Churchill’s Frustrations in Negotiating with Arabs:
Dealing with Middle Easterners such as these was far more frustrating than had been imagined in wartime London when the prospect of administering the postwar Middle East was first raised. In Churchill’s eyes, the members of the Arab delegation were not doing what politicians are supposed to do: they were not aiming to reach an agreement—any agreement. Apparently unwilling to offer even 1 percent in order to get 99 percent, they offered no incentive to the other side to make concessions.
A Churchill Statement in 1922 about a Jewish Plan to Build Hydroelectric Generating Dams in the Auja and Jordan River Valleys:
”I am told that the Arabs would have done it for themselves. Who is going to believe that? Left to themselves, the Arabs of Palestine would not in a thousand years have taken effective steps toward the irrigation and electrification of Palestine. They would have been quite content to dwell—a handful of philosophic people—in the wasted sun-scorched plains, letting the waters of the Jordan continue to flow unbridled and unharnessed into the Dead Sea.”
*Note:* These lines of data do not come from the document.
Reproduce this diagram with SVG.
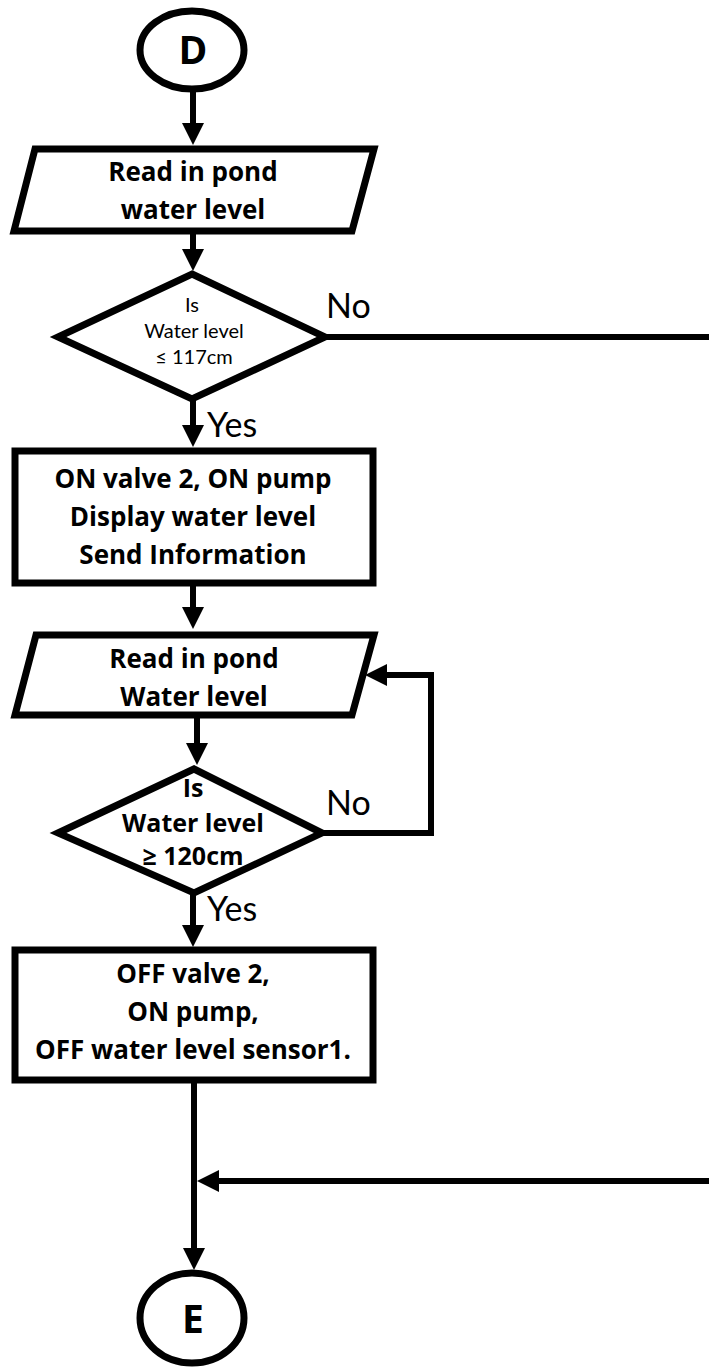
<svg xmlns="http://www.w3.org/2000/svg" width="709" height="1369" viewBox="0 0 709 1369">
  <defs>
    <style>
      .shape { fill: #ffffff; stroke: #000000; stroke-width: 7; stroke-linejoin: miter; }
      .wire { fill: none; stroke: #000000; stroke-width: 6; }
      .t { font-family: "Open Sans", Lato, "Liberation Sans", sans-serif; fill: #000000; text-anchor: middle; }
      .box { font-size: 26px; font-weight: bold; }
      .q1 { font-family: Lato, "Open Sans", "Liberation Sans", sans-serif; font-size: 20px; font-weight: normal; }
      .q2 { font-size: 25px; font-weight: bold; }
      .lbl { font-family: Lato, "Open Sans", "Liberation Sans", sans-serif; font-size: 34px; fill: #000000; }
      .term { font-size: 39px; font-weight: bold; }
    </style>
    <!-- arrowhead: tip sits 10px beyond the end of the path -->
    <marker id="arrow" viewBox="0 0 22 22" refX="12" refY="11" markerWidth="22" markerHeight="22" markerUnits="userSpaceOnUse" orient="auto">
      <path d="M0,0 L22,11 L0,22 Z" fill="#000000"/>
    </marker>
  </defs>

  <rect width="709" height="1369" fill="#ffffff"/>

  <!-- connectors -->
  <g id="connectors">
    <path class="wire" d="M193,89 V135" marker-end="url(#arrow)"/>
    <path class="wire" d="M193,234 V261" marker-end="url(#arrow)"/>
    <!-- No branch of first test runs off to the right -->
    <path class="wire" d="M325,337 H709"/>
    <path class="wire" d="M193,399 V437" marker-end="url(#arrow)"/>
    <path class="wire" d="M193,586 V619" marker-end="url(#arrow)"/>
    <path class="wire" d="M197,718 V755" marker-end="url(#arrow)"/>
    <!-- No branch of second test loops back to the read step -->
    <path class="wire" d="M322,833 H431 V675 H375" marker-end="url(#arrow)"/>
    <path class="wire" d="M193,893 V937" marker-end="url(#arrow)"/>
    <path class="wire" d="M194,1083 V1260" marker-end="url(#arrow)"/>
    <!-- return path from the right joins the main line -->
    <path class="wire" d="M709,1181 H207" marker-end="url(#arrow)"/>
  </g>

  <g id="start-D">
    <ellipse class="shape" cx="192" cy="50" rx="52" ry="39"/>
    <text class="t term" x="193" y="64">D</text>
  </g>

  <g id="read-1">
    <polygon class="shape" points="35,149 374,149 352,231 14,231"/>
    <text class="t box" x="193" y="181">Read in pond</text>
    <text class="t box" x="193" y="219">water level</text>
  </g>

  <g id="test-117">
    <polygon class="shape" points="192,274 325,337 192,399 58,337"/>
    <text class="t q1" x="192" y="312">Is</text>
    <text class="t q1" x="194" y="338">Water level</text>
    <text class="t q1" x="194" y="364">≤ 117cm</text>
    <text class="lbl" x="326" y="318">No</text>
    <text class="lbl" x="207" y="437">Yes</text>
  </g>

  <g id="pump-on">
    <rect class="shape" x="15" y="451" width="358" height="132"/>
    <text class="t box" x="193" y="488">ON valve 2, ON pump</text>
    <text class="t box" x="193" y="526">Display water level</text>
    <text class="t box" x="193" y="564">Send Information</text>
  </g>

  <g id="read-2">
    <polygon class="shape" points="36,635 374,635 352,715 15,715"/>
    <text class="t box" x="194" y="668">Read in pond</text>
    <text class="t box" x="194" y="706">Water level</text>
  </g>

  <g id="test-120">
    <polygon class="shape" points="194,769 322,833 194,893 58,833"/>
    <text class="t q2" x="193" y="797">Is</text>
    <text class="t q2" x="193" y="832">Water level</text>
    <text class="t q2" x="193" y="865">≥ 120cm</text>
    <text class="lbl" x="326" y="815">No</text>
    <text class="lbl" x="207" y="921">Yes</text>
  </g>

  <g id="pump-off">
    <rect class="shape" x="15" y="950" width="358" height="130"/>
    <text class="t box" x="193" y="983">OFF valve 2,</text>
    <text class="t box" x="193" y="1021">ON pump,</text>
    <text class="t box" x="193" y="1059">OFF water level sensor1.</text>
  </g>

  <g id="end-E">
    <ellipse class="shape" cx="192" cy="1318" rx="52" ry="45"/>
    <text class="t term" x="193" y="1333">E</text>
  </g>
</svg>
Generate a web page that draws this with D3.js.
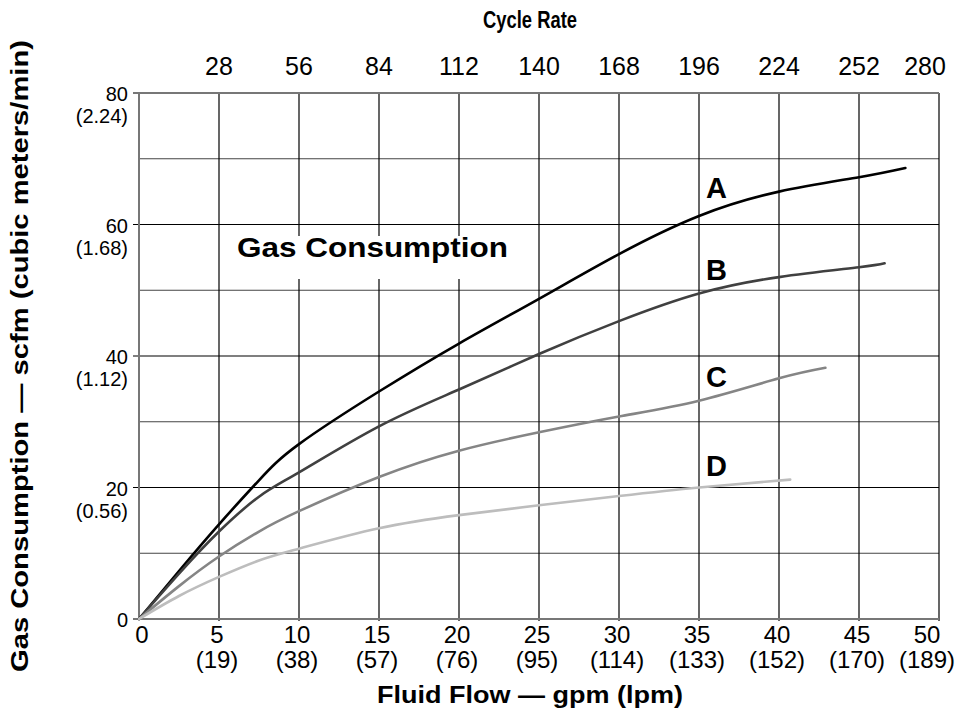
<!DOCTYPE html>
<html>
<head>
<meta charset="utf-8">
<script src="https://cdn.jsdelivr.net/npm/d3@7.9.0/dist/d3.min.js"></script>
<style>
  body { margin: 0; background: #fff; }
  svg text { font-family: "Liberation Sans", Arial, sans-serif; fill: #000; }
</style>
</head>
<body>
<svg id="chart" width="969" height="710"></svg>
<script>
// fluid flow ticks (gpm) and their lpm equivalents
const gpmTicks = [0, 5, 10, 15, 20, 25, 30, 35, 40, 45, 50];
const lpmLabels = ["", "(19)", "(38)", "(57)", "(76)", "(95)", "(114)", "(133)", "(152)", "(170)", "(189)"];
// cycle rate along the top
const cycleTicks = [28, 56, 84, 112, 140, 168, 196, 224, 252, 280];
// gas consumption ticks (scfm) and cubic meters/min
const scfmTicks = [0, 20, 40, 60, 80];
const cmmLabels = ["", "(0.56)", "(1.12)", "(1.68)", "(2.24)"];
const gridScfm = [10, 30, 50, 70];

// curves
const flowA = [0, 2.5, 5, 7.5, 10, 15, 20, 25, 30, 35, 40, 45, 47.9];
const gasA  = [0, 7.3, 14.4, 21.1, 26.6, 34.6, 41.9, 48.7, 55.5, 61.3, 65.0, 67.2, 68.6];
const flowB = [0, 2.5, 5, 7.5, 10, 15, 20, 25, 30, 35, 40, 45, 46.6];
const gasB  = [0, 6.9, 13.3, 18.6, 22.3, 29.3, 34.9, 40.3, 45.3, 49.5, 52.0, 53.5, 54.1];
const flowC = [0, 2.5, 5, 7.5, 10, 15, 20, 25, 30, 35, 40, 42.9];
const gasC  = [0, 5.0, 9.5, 13.3, 16.4, 21.6, 25.6, 28.4, 30.8, 33.2, 36.6, 38.2];
const flowD = [0, 2.5, 5, 7.5, 10, 15, 20, 25, 30, 35, 40.7];
const gasD  = [0, 3.5, 6.4, 8.9, 10.7, 13.8, 15.8, 17.3, 18.7, 20.0, 21.2];
const seriesNames = ["A", "B", "C", "D"];
const seriesColors = ["#000000", "#404040", "#858585", "#bdbdbd"];
// where the curve letters sit (gpm, scfm)
const letterPos = [[36.1, 64.0], [36.1, 51.6], [36.1, 35.3], [36.1, 21.7]];

const svg = d3.select("#chart");

const x = d3.scaleLinear().domain([0, 50]).range([139, 939]);
const xTop = d3.scaleLinear().domain([0, 280]).range([139, 939]);
const y = d3.scaleLinear().domain([0, 80]).range([619, 93]);

// last column of labels is pulled in so it fits the page
const edgeShift = (v, max) => v === max ? -12 : -2;

// grid
const grid = svg.append("g");
grid.selectAll(".hminor").data(gridScfm).join("line")
    .attr("x1", x(0)).attr("x2", x(50))
    .attr("y1", d => y(d)).attr("y2", d => y(d))
    .attr("stroke", "#444").attr("stroke-width", 1.2);
grid.selectAll(".hmajor").data(scfmTicks.filter(d => d > 0 && d < 80)).join("line")
    .attr("x1", x(0) - 6).attr("x2", x(50))
    .attr("y1", d => y(d)).attr("y2", d => y(d))
    .attr("stroke", "#000").attr("stroke-width", 1.2);
grid.selectAll(".vline").data(gpmTicks.filter(d => d > 0)).join("line")
    .attr("x1", d => x(d)).attr("x2", d => x(d))
    .attr("y1", y(80)).attr("y2", y(0) + 2)
    .attr("stroke", "#000").attr("stroke-width", 1.2);

// white patch behind the inner title
svg.append("rect")
    .attr("x", 228).attr("y", 236).attr("width", 288).attr("height", 43)
    .attr("fill", "#fff");
svg.append("text")
    .attr("x", 237).attr("y", 257)
    .attr("font-size", 28).attr("font-weight", "bold")
    .attr("textLength", 271).attr("lengthAdjust", "spacingAndGlyphs")
    .text("Gas Consumption");

// frame lines: left, bottom, top
svg.append("line").attr("x1", x(0)).attr("x2", x(0)).attr("y1", y(80) - 1).attr("y2", y(0) + 1)
    .attr("stroke", "#777").attr("stroke-width", 2);
svg.append("line").attr("x1", x(0) - 6).attr("x2", x(50)).attr("y1", y(0)).attr("y2", y(0))
    .attr("stroke", "#777").attr("stroke-width", 2);
svg.append("line").attr("x1", x(0) - 6).attr("x2", x(50)).attr("y1", y(80)).attr("y2", y(80))
    .attr("stroke", "#777").attr("stroke-width", 2);

// curves
const line = d3.line()
    .x(d => x(d[0]))
    .y(d => y(d[1]))
    .curve(d3.curveNatural);

const flows = [flowA, flowB, flowC, flowD];
const gases = [gasA, gasB, gasC, gasD];
flows.forEach((f, i) => {
    svg.append("path")
        .datum(f.map((v, j) => [v, gases[i][j]]))
        .attr("d", line)
        .attr("fill", "none")
        .attr("stroke", seriesColors[i])
        .attr("stroke-width", 2.6)
        .attr("stroke-linecap", "round");
});

// curve letters
seriesNames.forEach((n, i) => {
    svg.append("text")
        .attr("x", x(letterPos[i][0])).attr("y", y(letterPos[i][1]))
        .attr("text-anchor", "middle")
        .attr("font-size", 29).attr("font-weight", "bold")
        .text(n);
});

// left tick labels
const yl = svg.append("g");
scfmTicks.forEach((d, i) => {
    yl.append("text")
        .attr("x", 128).attr("y", y(d) + 1)
        .attr("text-anchor", "end").attr("dominant-baseline", "central")
        .attr("font-size", 20)
        .text(d);
    if (cmmLabels[i]) {
        yl.append("text")
            .attr("x", 128).attr("y", y(d) + 23)
            .attr("text-anchor", "end").attr("dominant-baseline", "central")
            .attr("font-size", 20)
            .text(cmmLabels[i]);
    }
});

// bottom tick labels
const xl = svg.append("g");
gpmTicks.forEach((d, i) => {
    xl.append("text")
        .attr("x", x(d) + (d === 0 ? 3 : edgeShift(d, 50))).attr("y", 634)
        .attr("text-anchor", "middle").attr("dominant-baseline", "central")
        .attr("font-size", 24)
        .text(d);
    if (lpmLabels[i]) {
        xl.append("text")
            .attr("x", x(d) + edgeShift(d, 50)).attr("y", 659)
            .attr("text-anchor", "middle").attr("dominant-baseline", "central")
            .attr("font-size", 24)
            .text(lpmLabels[i]);
    }
});

// top tick labels
svg.append("g").selectAll("text").data(cycleTicks).join("text")
    .attr("x", d => xTop(d) + (d === 280 ? -14 : 0)).attr("y", 66)
    .attr("text-anchor", "middle").attr("dominant-baseline", "central")
    .attr("font-size", 25)
    .text(d => d);

// titles
svg.append("text")
    .attr("x", 483).attr("y", 28)
    .attr("font-size", 23).attr("font-weight", "bold")
    .attr("textLength", 94).attr("lengthAdjust", "spacingAndGlyphs")
    .text("Cycle Rate");
svg.append("text")
    .attr("x", 377).attr("y", 703)
    .attr("font-size", 23).attr("font-weight", "bold")
    .attr("textLength", 306).attr("lengthAdjust", "spacingAndGlyphs")
    .text("Fluid Flow — gpm (lpm)");
svg.append("text")
    .attr("transform", "translate(28,672) rotate(-90)")
    .attr("font-size", 23).attr("font-weight", "bold")
    .attr("textLength", 632).attr("lengthAdjust", "spacingAndGlyphs")
    .text("Gas Consumption — scfm (cubic meters/min)");
</script>
</body>
</html>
Winston Churchill’s June 13, 1920 Letter to Lloyd George about Palestine:
”Palestine is costing us 6 millions a year to hold. The Zionist movement will cause continued friction with the Arabs. The French … are opposed to the Zionist movement & will try to cushion the Arabs off on us as the real enemy. The Palestine venture … will never yield any profit of a material kind.”